Sea Lion Island is open from October (each year it has become something of a tradition for us to open the season with Micky) through to March and there’s something different going on at all times of the year as the annual breeding cycles take place. During my stay, the elephant seals were done breeding but had appeared on the beaches to moult and spent most of the day trying to warm up to help the process along. In the evenings, however, they were a little more active and the adolescent males were often to be found sparring to improve their skills ready for any fights come breeding season:
A Mexican stand-off!
The elephant seals are slightly unusual as they breed October/November, but pretty much everything else was on a Summer cycle and so the islands were alive with offspring almost everywhere you looked:
Juvenile black-crowned night heron
Gentoo chicks chasing their parent for food; ‘the chick chase’
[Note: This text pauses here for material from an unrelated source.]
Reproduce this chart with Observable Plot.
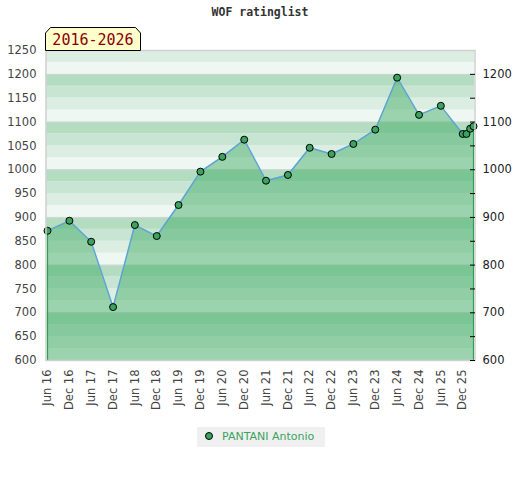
<!DOCTYPE html>
<html>
<head>
<meta charset="utf-8">
<script src="https://cdn.jsdelivr.net/npm/d3@7"></script>
<script src="https://cdn.jsdelivr.net/npm/@observablehq/plot@0.6"></script>
<style>
  body { margin: 0; background: #fff; }
  #wrap { position: relative; width: 520px; height: 480px; background: #fff; overflow: hidden; }
  #title { position: absolute; left: 0; top: 5px; width: 520px; text-align: center;
           font: bold 11.5px "DejaVu Sans Mono", monospace; color: #333; }
  #chart { position: absolute; left: 0; top: 0; }
  #badge { position: absolute; left: 0; top: 0; }
  #legend { position: absolute; left: 197px; top: 427px; width: 128px; height: 20px; background: #f0f0f0;
            font: 11px "DejaVu Sans", sans-serif; color: #3aa35e; }
  #legend .dot { position: absolute; left: 8px; top: 5px; width: 6px; height: 6px; border-radius: 50%;
                 background: #3aa35e; border: 1px solid #000; }
  #legend .lbl { position: absolute; left: 25px; top: 3px; white-space: nowrap; }
</style>
</head>
<body>
<div id="wrap">
  <div id="chart"></div>
  <div id="title"></div>
  <svg id="badge" width="160" height="60"></svg>
  <div id="legend"><span class="dot"></span><span class="lbl"></span></div>
</div>
<script>
// ---- data ----
const chartTitle = "WOF ratinglist";
const periodLabel = "2016-2026";
const seriesName = "PANTANI Antonio";
const dates = [
  "2016-06-01","2016-12-01","2017-06-01","2017-12-01","2018-06-01","2018-12-01",
  "2019-06-01","2019-12-01","2020-06-01","2020-12-01","2021-06-01","2021-12-01",
  "2022-06-01","2022-12-01","2023-06-01","2023-12-01","2024-06-01","2024-12-01",
  "2025-06-01","2025-12-01","2026-01-01","2026-02-01","2026-03-01"
];
const ratings = [
  872, 893, 849, 712, 884, 861,
  926, 996, 1027, 1063, 977, 989,
  1046, 1033, 1054, 1084, 1193, 1115,
  1134, 1075, 1075, 1086, 1091
];
const xTickLabels = [
  "Jun 16","Dec 16","Jun 17","Dec 17","Jun 18","Dec 18","Jun 19","Dec 19","Jun 20","Dec 20",
  "Jun 21","Dec 21","Jun 22","Dec 22","Jun 23","Dec 23","Jun 24","Dec 24","Jun 25","Dec 25"
];
const leftTicks = [600,650,700,750,800,850,900,950,1000,1050,1100,1150,1200,1250];
const rightTicks = [600,700,800,900,1000,1100,1200];
const rightMinorTicks = [650,750,850,950,1050,1150];
const yDomain = [600, 1250];

// ---- build ----
const data = dates.map((d, i) => ({date: new Date(d), rating: ratings[i]}));
const xTicks = data.slice(0, xTickLabels.length).map(d => d.date);
const bandColors = ["#eef7f1", "#dcede2", "#c8e5d3", "#b3dcc0"];
const bands = d3.range(yDomain[0], yDomain[1], 25).map(v => ({
  y1: v, y2: v + 25, fill: bandColors[((v - yDomain[0]) / 25) % 4]
}));
const ends = [data[0], data[data.length - 1]];
const fmt = d3.format("d");

const chart = Plot.plot({
  width: 520,
  height: 480,
  marginLeft: 47,
  marginRight: 47,
  marginTop: 50,
  marginBottom: 120,
  style: {fontFamily: "DejaVu Sans, sans-serif", fontSize: "11.5px", color: "#444", background: "transparent"},
  x: {type: "utc", domain: [data[0].date, data[data.length - 1].date]},
  y: {domain: yDomain},
  marks: [
    Plot.rect(bands, {y1: "y1", y2: "y2", fill: "fill", insetLeft: -1, insetRight: -1}),
    Plot.ruleY(rightTicks.slice(1), {stroke: "#d4d4d4", insetLeft: -1, insetRight: -1}),
    Plot.area(data, {x1: "date", y1: yDomain[0], y2: "rating", fill: "#3fac65", fillOpacity: 0.48}),
    Plot.ruleX(ends, {x: "date", y1: yDomain[0], y2: "rating", stroke: "#2e9e50", strokeWidth: 1.2}),
    Plot.line(data, {x: "date", y: "rating", stroke: "#5ba3d9", strokeWidth: 1.4}),
    Plot.dot(data, {x: "date", y: "rating", r: 3.5, fill: "#3aa35e", stroke: "#000", strokeWidth: 1}),
    Plot.frame({stroke: "#d0d0d0", strokeWidth: 1.5, insetLeft: -1.5, insetRight: -1.5}),
    Plot.axisY({anchor: "left", ticks: leftTicks, tickFormat: fmt, tickSize: 0, tickPadding: 11, label: null, color: "#444"}),
    Plot.axisY({anchor: "right", ticks: rightTicks, tickFormat: fmt, tickSize: 0, tickPadding: 9, label: null, color: "#222"}),
    Plot.axisY({anchor: "right", ticks: rightTicks.concat(rightMinorTicks), tickSize: 5, dx: -4, fill: "none", stroke: "#000", label: null}),
    Plot.axisX({ticks: xTicks, tickFormat: (d, i) => xTickLabels[i], tickRotate: -90, tickSize: 0, tickPadding: 9, label: null, color: "#444"})
  ]
});
document.getElementById("chart").appendChild(chart);

document.getElementById("title").textContent = chartTitle;
document.querySelector("#legend .lbl").textContent = seriesName;

// badge
const badge = d3.select("#badge");
badge.append("polygon")
  .attr("points", "45.5,50.5 45.5,33 50.5,27.5 135.5,27.5 140.5,33 140.5,50.5")
  .attr("fill", "#ffffcc").attr("stroke", "#000").attr("stroke-width", 1);
badge.append("text")
  .attr("x", 93).attr("y", 45)
  .attr("text-anchor", "middle")
  .attr("font-family", "DejaVu Sans Mono, monospace")
  .attr("font-size", 15)
  .attr("fill", "#8b0000")
  .text(periodLabel);
</script>
</body>
</html>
Imperial Cormorants with chick
Falkland Skua on eggs
Kelp Goose chicks
Of particular interest on this front were the sea lions that so kindly lent their name to the island, as the males were fiercely territorial and could often be seen fighting to defend their harem. Thankfully, their colony was below a short cliff so there was no possibility of getting much closer to the action (not that I think I would have taken it):
Scars of battle
Testosterone levels were high!
The cause: a female sea lion away from the colony
They weren’t the only impressive predators to be found on the island:
Dark portrait, short-eared owl
Short-eared owl hunting
Striated caracara in flight
Red-backed/Variable Hawks, Peregrine Falcons (seen several times but sadly, no photos), both types of caracara and short-eared owls all made me look up and pay attention to the bird life that was surrounding me. With so many people coming to visit the islands for the bird life, it was almost inevitable that I would gain much more knowledge about the other birds to be found there and it was surprisingly interesting to spend more time learning about the birds that so often surround us here. I’m not a twitcher, but it’s easy to see why they choose to come to the Falklands:
Black-crowned night herons
Southern giant petrel
As if the island during the day wasn’t giving me enough to walk around for, quite a few nights allowed me to get out and see skies like I’ve never been lucky enough to witness before. Being so far South and so far from light pollution, I couldn’t help but practise my night shots:
The house I stayed in
Finally, it wouldn’t be a trip to an island here without a few extra penguins thrown in for good measure, right? I mean, it’s only fair that the photos here reflect the time spent there:
Optical illusion: how many penguins?